In den Berufsschulen kennt man sich mit Quereinsteigern aus.
Roger Kutschki findet die Sache mit den Quereinsteigern gar nicht so schlimm, denn im Berufsschulwesen, woher er kommt, gab es immer viele Fachleute, die als Seiteneinsteiger in den Schuldienst kamen. Etwa jeder zweite sei dafür geeignet, fasst er seine Erfahrungen zusammen. Kutschki warnt aber dringend davor, Lehramtsanwärter mit einer schwachen Vier aus Mitleid durch das zweite Staatsexamen zu schleusen: "Das kann man den Kindern nicht zumuten", findet er. Man solle da "lieber kein Auge zudrücken".
Bei seinen vielen Hotline-Anrufern hat Kutschki festgestellt, dass "Massen von Leuten irgendwas studieren, weil es da keinen NC gibt". Und dann fänden sie damit keine Arbeit. „Unser Ziel ist es aber nicht, Leuten ein Auskommen zu verschaffen, sondern Jugendlichen Schulbildung zu vermitteln", betont Kutschki. Im übrigen hat er festgestellt, dass sich "aus dem ganzen Bundesgebiet Leute bewerben und zwar nicht nur Viererkandidaten, sondern auch Leute, die in einer attraktiven Stadt leben wollen und nicht in Königslutter."
Um die Überforderung durch 19 Stunden Unterricht plus Aufbaustudium oder berufsbegleitendes Referendariat zu vermeiden, rät Kutschki ebenso wie die Bildungsverwaltung den Bewerbern, mit einer Teilzeitlösung zu beginnen. Dann verdiene man zwar etwas weniger aber immer noch mehr als ein regulärer Referendar, der sieben bis zehn Stunden Unterricht erteilt. Laut Bildungserwaltung verdient man auf einer Vollzeitstelle im berufsbegleitenden Referendariat (ledig ohne Kinder) zwischen 2900 und 3280 Euro brutto.

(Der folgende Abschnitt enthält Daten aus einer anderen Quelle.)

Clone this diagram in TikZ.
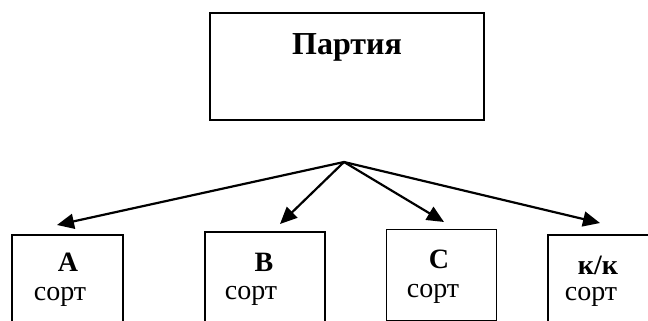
\documentclass[tikz,border=0pt]{standalone}
\usepackage{fontspec}
\setmainfont{Liberation Serif}
\usetikzlibrary{arrows.meta}
\begin{document}
\begin{tikzpicture}[x=1pt,y=-1pt,
  box/.style={draw=black,line width=2.2pt,fill=none,inner sep=0pt},
  thinbox/.style={draw=black,line width=1.4pt,fill=none,inner sep=0pt},
  arr/.style={line width=2.2pt,-{Triangle[length=17pt,width=15pt]}},
  big/.style={font=\fontsize{32}{36}\selectfont\bfseries,inner sep=0pt},
  hd/.style={font=\fontsize{28}{30}\selectfont\bfseries,inner sep=0pt},
  srt/.style={font=\fontsize{28}{30}\selectfont,inner sep=0pt}]
\useasboundingbox (0,0) rectangle (648,321);
\clip (0,0) rectangle (648,321);
% top box
\node[box,minimum width=274pt,minimum height=107pt] (party) at (347,66.5) {};
\node[big] (partytxt) at (347,47) {Партия};
% hub and tips
\coordinate (hub) at (344,162);
\coordinate (tipA) at (57,225);
\coordinate (tipB) at (280,224);
\coordinate (tipC) at (444,222);
\coordinate (tipK) at (600,223);
% bottom boxes
\node[box,minimum width=111pt,minimum height=120pt,anchor=north west] (boxA) at (11,234) {};
\node[box,minimum width=120pt,minimum height=120pt,anchor=north west] (boxB) at (204,231) {};
\node[thinbox,minimum width=110pt,minimum height=91pt,anchor=north west] (boxC) at (386,229) {};
\node[box,minimum width=120pt,minimum height=120pt,anchor=north west] (boxK) at (547,234) {};
% texts
\node[hd] (tA) at (68,262) {A};
\node[srt] (sA) at (60,297) {сорт};
\node[hd] (tB) at (264,262) {B};
\node[srt] (sB) at (251,296) {сорт};
\node[hd] (tC) at (439,259) {C};
\node[srt] (sC) at (433,294) {сорт};
\node[hd] (tK) at (598,265) {к/к};
\node[srt] (sK) at (591,297) {сорт};
% arrows
\draw[arr] (hub) -- (tipA);
\draw[arr] (hub) -- (tipB);
\draw[arr] (hub) -- (tipC);
\draw[arr] (hub) -- (tipK);
\end{tikzpicture}
\end{document}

Wenn man statt der üblichen 19 Stunden nur die Mindeststundenzahl von 13 Stunden unterrichtet (plus sieben Stunden Referendarsausbildung) kann man mit 2300 bis 2520 Euro brutto rechnen - etwa doppelt so viel wie ein regulärer Referendar, der allerdings weniger Sozialabgaben hat.